Por outro lado, esse argumento social e humano
é perdido no instante em que Snyder começa a fazer esforços para cumprir o
orçamento milionário que tem em mãos, como denuncia o literalmente explosivo
terceiro ato. Dono de cortes tão rápidos que a ação fica quase impossível de
ser conferida e usando da mesma escola de Abrams ao conferir flares a todo o momento na trama, o
diretor avança rápido demais na construção de alguns relacionamentos e abusa
novamente em tratar Superman como um salvador católico. Kal-El tem trinta e
três anos, posiciona-se como se estivesse crucificado assim que ouve que pode
salvar todos os humanos e tenta se passar por um deles. O seu relacionamento
com Lois passa a ser plausível apenas por uma questão de confiança e
conhecimento prévio da história original – Kal-El encontra na personagem uma
força feminina gigantesca, mesmo que ela pareça pequena quando está com ele,
não fazendo jus a esse fator. O beijo trocado por ambos nasce tão robotizado e
sem significado quanto uma vida nova surgia na Kripton que conhecemos. E, se a
fotografia de Amir Mokri só dá lugar ao branco intenso e ofuscante, a trilha
sonora de Zimmer é mais uma vez digna de aplausos a balancear cada momento vivido
pelo personagem e não deve em nada para a trilha que Williams imortalizou.

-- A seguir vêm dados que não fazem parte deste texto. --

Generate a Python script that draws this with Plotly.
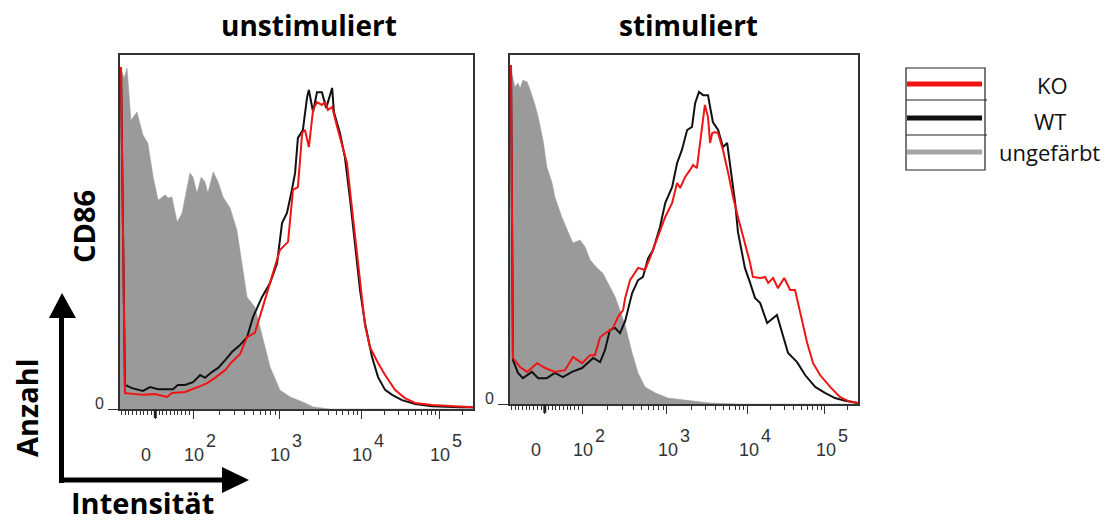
import math
import plotly.graph_objects as go

W, H = 1118, 524

# ---------------- data (x: logicle display channel 0..1000, y: % of max) ----------------
LEFT_GRAY_X = [0, 12, 20, 31, 48, 65, 79, 94, 108, 128, 136, 147, 162, 176, 198, 207, 218, 230, 241, 249,
               264, 278, 292, 312, 331, 340, 360, 382, 397, 411, 425, 453, 482, 518, 547, 595, 1000]
LEFT_GRAY_Y = [96.6, 93.5, 96.3, 81.6, 83.9, 77.4, 75.1, 65.5, 59.0, 60.5, 59.6, 59.9, 52.8, 55.4, 66.7, 65.5, 61.0,
               65.5, 64.1, 61.0, 67.0, 64.1, 59.9, 56.8, 50.6, 44.9, 31.6, 28.8, 23.2, 17.5, 11.9, 5.4, 3.4, 2.0,
               0.6, 0, 0]

LEFT_WT_X = [2.8, 14, 34, 65, 85, 108, 150, 164, 184, 207, 227, 241, 261, 278, 298, 317, 340, 360, 377, 402,
             425, 445, 459, 473, 487, 496, 504, 518, 530, 535, 547, 558, 572, 584, 601, 606, 623, 637, 652, 666,
             680, 694, 714, 731, 751, 771, 799, 836, 884, 963, 1000]
LEFT_WT_Y = [96.6, 6.8, 5.9, 5.1, 6.2, 5.6, 5.6, 6.8, 6.8, 7.6, 9.6, 8.8, 10.5, 11.6, 13.8, 16.1, 18.1, 20.3, 26.0,
             31.6, 35.6, 41.2, 52.5, 55.4, 61.9, 66.7, 76.6, 78.8, 88.1, 90.1, 83.9, 89.5, 89.5, 85.0, 90.7, 83.9,
             78.0, 71.2, 59.0, 45.8, 33.6, 24.3, 14.7, 9.0, 5.4, 4.0, 2.5, 1.4, 0.8, 0.5, 0.5]

LEFT_KO_X = [2.8, 14, 43, 65, 99, 133, 147, 184, 221, 247, 269, 298, 317, 340, 360, 382, 402, 425, 453, 476,
             490, 504, 516, 524, 535, 547, 558, 572, 581, 589, 601, 615, 623, 643, 660, 674, 694, 708, 731, 751,
             779, 807, 836, 884, 941, 1000]
LEFT_KO_Y = [96.6, 4.5, 4.2, 4.0, 4.2, 3.4, 4.5, 4.8, 6.2, 7.3, 8.8, 11.0, 13.3, 15.5, 20.3, 21.5, 28.0, 35.6,
             44.9, 47.2, 61.9, 62.7, 78.0, 78.8, 74.0, 84.5, 86.7, 85.9, 86.7, 84.5, 85.3, 79.7, 76.8, 69.5, 54.2,
             41.2, 23.7, 17.5, 13.0, 9.6, 5.4, 3.1, 1.7, 1.1, 0.8, 0.5]

RIGHT_GRAY_X = [0, 14, 23, 29, 37, 49, 58, 72, 81, 95, 106, 121, 129, 149, 167, 181, 201, 216, 230, 250,
                267, 282, 302, 316, 331, 351, 368, 388, 417, 454, 503, 575, 661, 1000]
RIGHT_GRAY_Y = [97.1, 90.8, 92.0, 90.5, 92.8, 92.3, 90.0, 85.7, 82.2, 75.6, 67.9, 63.3, 59.3, 53.6, 49.3, 46.1,
                47.0, 45.0, 41.3, 39.0, 37.5, 34.7, 30.7, 26.9, 22.6, 14.6, 8.9, 4.9, 3.2, 1.7, 1.1, 0.3, 0, 0]

RIGHT_WT_X = [2.9, 8.6, 23, 37, 63, 81, 106, 129, 152, 178, 207, 239, 259, 273, 287, 302, 316, 331, 351, 368,
              382, 397, 411, 431, 446, 466, 480, 494, 509, 523, 532, 543, 555, 569, 575, 583, 598, 612, 624, 638,
              647, 655, 670, 675, 690, 704, 719, 739, 767, 785, 799, 825, 848, 877, 905, 934, 963, 1000]
RIGHT_WT_Y = [97.1, 12.6, 8.9, 7.4, 9.2, 7.4, 7.4, 8.9, 7.7, 9.2, 10.3, 13.2, 12.0, 15.5, 21.2, 21.8, 20.3, 23.8,
              31.8, 35.5, 36.4, 41.8, 44.1, 50.7, 57.6, 62.2, 69.0, 72.8, 78.5, 79.4, 86.2, 89.4, 88.5, 88.5, 85.1,
              80.8, 78.5, 73.6, 74.8, 64.2, 57.6, 49.3, 41.8, 39.0, 34.7, 30.4, 28.9, 23.2, 25.5, 19.2, 14.6, 12.0,
              8.3, 4.9, 3.2, 1.7, 0.9, 0.3]

RIGHT_KO_X = [2.9, 8.6, 29, 49, 78, 101, 129, 158, 181, 207, 230, 244, 259, 279, 296, 310, 325, 331, 345, 368,
              388, 402, 425, 446, 466, 480, 489, 503, 517, 526, 537, 546, 552, 560, 569, 575, 581, 589, 598, 612,
              627, 641, 655, 670, 675, 690, 698, 719, 733, 742, 756, 770, 788, 805, 819, 834, 854, 871, 891, 920,
              948, 971, 1000]
RIGHT_KO_Y = [97.1, 13.2, 10.6, 9.2, 11.7, 10.3, 9.2, 9.7, 13.5, 11.7, 14.0, 14.0, 19.2, 20.6, 21.8, 24.9, 26.9,
              30.4, 35.5, 39.0, 38.4, 41.8, 47.8, 53.6, 57.6, 63.3, 61.9, 65.0, 67.0, 68.5, 67.6, 75.1, 79.4, 85.7,
              82.2, 74.8, 77.6, 77.9, 77.6, 72.8, 66.2, 59.3, 53.6, 47.8, 45.6, 40.4, 36.4, 36.1, 36.4, 34.7, 36.1,
              33.2, 36.1, 32.7, 32.7, 26.1, 17.5, 11.7, 8.3, 4.9, 2.0, 0.9, 0.3]

# axis ticks (display channel of 0, 10^2 ... 10^5)
TICK_CH = [100, 207, 451, 683, 904]
TICK_BASE = ["0", "10", "10", "10", "10"]
TICK_EXP = ["", "2", "3", "4", "5"]

TITLES = ["unstimuliert", "stimuliert"]
LEGEND_NAMES = ["KO", "WT", "ungefärbt"]

# ---------------- styling ----------------
GRAY = "#9a9a9a"
BLACK = "#111111"
RED = "#f01414"
AX = "#333333"
TICKFONT = dict(family="Liberation Sans, Arial", size=18, color="#333333")
BOLD = "Open Sans"


def px(x):
    return x / W


def py(y):
    return 1 - y / H


# minor ticks: linear around zero, log-spaced within decades
minor = []
step = (TICK_CH[1] - TICK_CH[0]) / 10
for m in range(1, 10):
    for v in (TICK_CH[0] - m * step, TICK_CH[0] + m * step):
        if 0 <= v <= 1000:
            minor.append(v)
for k in range(1, len(TICK_CH) - 1):
    a, b = TICK_CH[k], TICK_CH[k + 1]
    for m in range(2, 10):
        minor.append(a + math.log10(m) * (b - a))
last = TICK_CH[-1] - TICK_CH[-2]
for m in range(2, 10):
    v = TICK_CH[-1] + math.log10(m) * last
    if v <= 1000:
        minor.append(v)

fig = go.Figure()

panels = [
    ("x", "y", LEFT_GRAY_X, LEFT_GRAY_Y, LEFT_WT_X, LEFT_WT_Y, LEFT_KO_X, LEFT_KO_Y),
    ("x2", "y2", RIGHT_GRAY_X, RIGHT_GRAY_Y, RIGHT_WT_X, RIGHT_WT_Y, RIGHT_KO_X, RIGHT_KO_Y),
]
for xa, ya, gx, gy, wx, wy, kx, ky in panels:
    fig.add_trace(go.Scatter(x=gx, y=gy, mode="lines", fill="tozeroy", fillcolor=GRAY,
                             line=dict(color=GRAY, width=0.5), xaxis=xa, yaxis=ya,
                             name=LEGEND_NAMES[2], hoverinfo="skip"))
    fig.add_trace(go.Scatter(x=wx, y=wy, mode="lines", line=dict(color=BLACK, width=2),
                             xaxis=xa, yaxis=ya, name=LEGEND_NAMES[1]))
    fig.add_trace(go.Scatter(x=kx, y=ky, mode="lines", line=dict(color=RED, width=2),
                             xaxis=xa, yaxis=ya, name=LEGEND_NAMES[0]))

xcommon = dict(range=[0, 1000], showline=True, mirror=True, linecolor=AX, linewidth=1.5,
               ticks="outside", tickmode="array", tickvals=TICK_CH, ticklen=8, tickwidth=1.3, tickcolor=AX,
               showticklabels=False, showgrid=False, zeroline=False, fixedrange=True,
               minor=dict(tickmode="array", tickvals=minor, ticks="outside", ticklen=4, tickwidth=1,
                          tickcolor=AX, showgrid=False))
ycommon = dict(range=[0, 100], showline=True, mirror=True, linecolor=AX, linewidth=1.5,
               ticks="outside", tickmode="array", tickvals=[0], ticklen=10, tickwidth=1.3, tickcolor=AX,
               showticklabels=False, showgrid=False, zeroline=False, fixedrange=True)

fig.update_layout(
    width=W, height=H, margin=dict(l=0, r=0, t=0, b=0),
    paper_bgcolor="white", plot_bgcolor="white", showlegend=False,
    xaxis=dict(domain=[px(120), px(473)], anchor="y", **xcommon),
    yaxis=dict(domain=[py(409), py(55)], anchor="x", **ycommon),
    xaxis2=dict(domain=[px(510), px(858)], anchor="y2", **xcommon),
    yaxis2=dict(domain=[py(404), py(55)], anchor="x2", **ycommon),
)

ann = []
shapes = []
for xa, ya, title, tx in [("x", "y", TITLES[0], 309), ("x2", "y2", TITLES[1], 688)]:
    # tick labels
    for pos, base, exp in zip(TICK_CH, TICK_BASE, TICK_EXP):
        ann.append(dict(text=base, x=pos, xref=xa, y=0, yref=ya + " domain", xanchor="center",
                        yanchor="middle", xshift=(-9 if exp == "" else 1), yshift=-46,
                        showarrow=False, font=TICKFONT))
        if exp:
            ann.append(dict(text=exp, x=pos, xref=xa, y=0, yref=ya + " domain", xanchor="center",
                            yanchor="middle", xshift=18, yshift=-32, showarrow=False, font=TICKFONT))
    # y zero label
    ann.append(dict(text="0", x=0, xref=xa + " domain", y=0, yref=ya, xanchor="center", yanchor="middle",
                    xshift=-21, yshift=6, showarrow=False,
                    font=dict(family="Liberation Sans, Arial", size=16, color="#333333")))
    # panel title
    ann.append(dict(text="<b>%s</b>" % title, x=px(tx), y=py(25), xref="paper", yref="paper",
                    xanchor="center", yanchor="middle", showarrow=False,
                    font=dict(family=BOLD, size=28, color="black")))
    # thick zero tick
    shapes.append(dict(type="line", xref=xa, yref=ya + " domain", x0=TICK_CH[0], x1=TICK_CH[0],
                       y0=0, y1=-9 / 354, line=dict(color="#222222", width=3)))

# axis captions
for txt, xx, yy, ang in (("CD86", 83, 227, -90), ("Anzahl", 26, 408, -90), ("Intensität", 142, 502, 0)):
    ann.append(dict(text="<b>%s</b>" % txt, x=px(xx), y=py(yy), xref="paper", yref="paper",
                    xanchor="center", yanchor="middle", textangle=ang, showarrow=False,
                    font=dict(family=BOLD, size=29, color="black")))

# arrows
shapes.append(dict(type="line", xref="paper", yref="paper", x0=px(61.5), x1=px(61.5), y0=py(483), y1=py(316),
                   line=dict(color="black", width=5)))
shapes.append(dict(type="line", xref="paper", yref="paper", x0=px(59), x1=px(224), y0=py(480), y1=py(480),
                   line=dict(color="black", width=5)))
shapes.append(dict(type="path", xref="paper", yref="paper",
                   path="M %f,%f L %f,%f L %f,%f Z" % (px(62), py(293), px(49), py(318), px(76), py(318)),
                   fillcolor="black", line=dict(width=0)))
shapes.append(dict(type="path", xref="paper", yref="paper",
                   path="M %f,%f L %f,%f L %f,%f Z" % (px(249), py(480), px(222), py(467), px(222), py(493)),
                   fillcolor="black", line=dict(width=0)))

# legend box
shapes.append(dict(type="rect", xref="paper", yref="paper", x0=px(906), x1=px(985), y0=py(170), y1=py(68),
                   line=dict(color="#222222", width=1.2), fillcolor="rgba(0,0,0,0)"))
for yy in (100, 135):
    shapes.append(dict(type="line", xref="paper", yref="paper", x0=px(906), x1=px(987), y0=py(yy), y1=py(yy),
                       line=dict(color="#222222", width=1.2)))
for yy, col in ((84, RED), (118, BLACK), (152, "#a6a6a6")):
    shapes.append(dict(type="line", xref="paper", yref="paper", x0=px(907), x1=px(982), y0=py(yy), y1=py(yy),
                       line=dict(color=col, width=5)))
for name, xx, yy in zip(LEGEND_NAMES, (1052, 1050, 1049), (85, 121, 152)):
    ann.append(dict(text=name, x=px(xx), y=py(yy), xref="paper", yref="paper", xanchor="center",
                    yanchor="middle", showarrow=False,
                    font=dict(family="Open Sans", size=22, color="#111111")))

fig.update_layout(annotations=ann, shapes=shapes)
fig.write_html("out.html")
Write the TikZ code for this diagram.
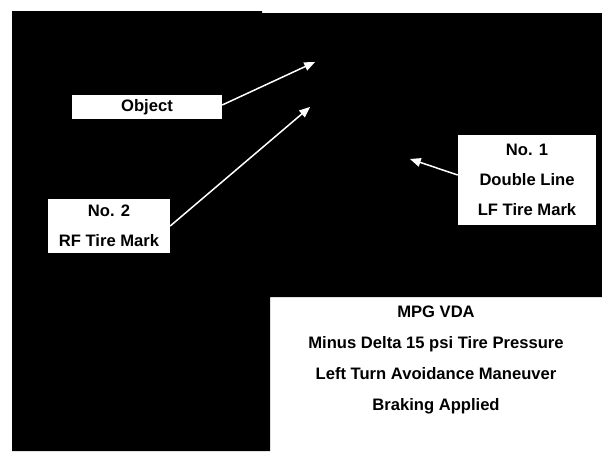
\documentclass[tikz,border=0pt]{standalone}
\usepackage{fontspec}
\setmainfont{Liberation Sans}
\usetikzlibrary{arrows,positioning}
\tikzset{%
       tag/.style = { fill=white, inner sep=0pt, align=center, font=\bfseries\fontsize{16.6}{30}\selectfont },
   pointer/.style = { white, line width=1.5pt, -triangle 45 }
}

\begin{document}
\begin{tikzpicture}[x=1pt,y=-1pt]
\useasboundingbox (0,0) rectangle (602,451);
% dark backdrop, open at the lower right
\fill[black] (12,11) -- (262,11) -- (262,13) -- (602,13) -- (602,297) -- (270,297) -- (270,451) -- (12,451) -- cycle;
\node[tag, minimum width=150pt, minimum height=24pt] (object) at (147,107) {Object};
\node[tag, minimum width=122pt, minimum height=54pt] (rf) at (109,226) {No. 2\\RF Tire Mark};
\node[tag, minimum width=138pt, minimum height=90pt] (lf) at (527,180) {No. 1\\Double Line\\LF Tire Mark};
\node[align=center, font=\bfseries\fontsize{16.6}{31}\selectfont] (vda) at (436,360)
  {MPG VDA\\Minus Delta 15 psi Tire Pressure\\Left Turn Avoidance Maneuver\\Braking Applied};
\coordinate (objtip) at (315,62);
\coordinate (rftip) at (310,107);
\coordinate (lftip) at (410,159);
\draw[pointer] ([yshift=2pt]object.east) -- (objtip);
\draw[pointer] (rf.east) -- (rftip);
\draw[pointer] ([yshift=5pt]lf.west) -- (lftip);
\end{tikzpicture}
\end{document}
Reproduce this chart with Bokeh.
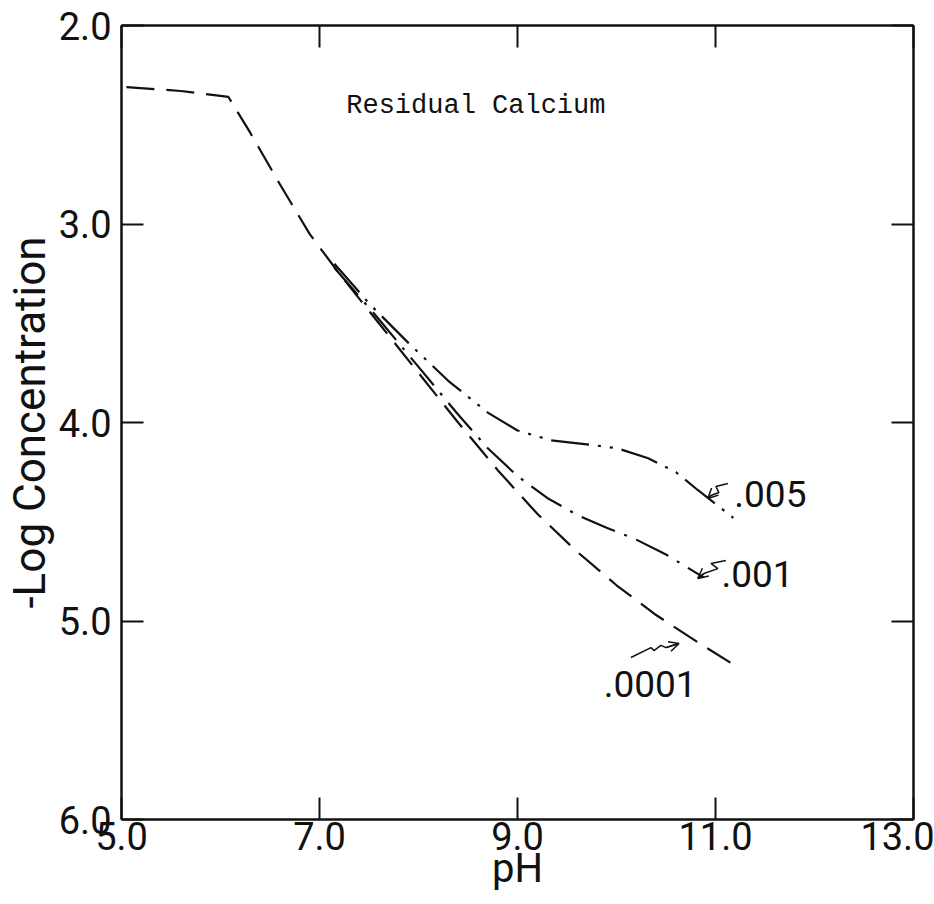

Ainda, é notável a insegurança que Snyder
possui em trazer uma trama menos explosiva e mais intimista para um filme que
conta com um homem imbatível. E é por isso que ressalvo a escolha dele para
um retorno à saga do Superman. O charme de O Homem de Aço não está na força
de seu personagem, mas em sua dinâmica sentimental: como alguém imbatível pode
ser dono de uma solidão eterna? Ele está buscando o seu lugar ao mundo,
forçando-se a se adaptar a um sistema que já está pronto – como todos nós
fazemos e como as coisas eram arranjadas em Kripton. O coronel do ótimo
Christopher Meloni tem a mesma vocação do general de Shannon, ambos apenas
pensam em defender os seus povos e suas raízes – sacrificando-se por elas em
seus percursos. Não se pode dizer que não é um começo pretensioso e
potencialmente bom para o herói, mas certamente não se pode jogar tudo fora
apenas para corresponder às expectativas de um público que apenas quer ver
sangue. Isso já é comum em nossa própria realidade.
2 comentários:
Que sangue?
Você desgostou do que eu gostei - o momento em que o filme caí na ação - e gostou do que eu achei subdesenvolvido - os subtemas que envolvem Kal-El e todo o conflituoso universo em que ele se insere. Mesmo assim, concordo com tudo que você escreveu (exceto: Henry Cavill e os flashbacks, que acho intrusivos e pouco naturais) e só concluo que a crítica cinematográfica é uma coisa linda. Assim como o seu texto.
Eu ia escrever um texto sobre sua Crítica. Que de forma alguma está ruim. Mas acho que esse filme merece pelo menos 75 pontos.
Tirando a parte da igreja com o cristo de fundo. O resto está perfeito. Valeu.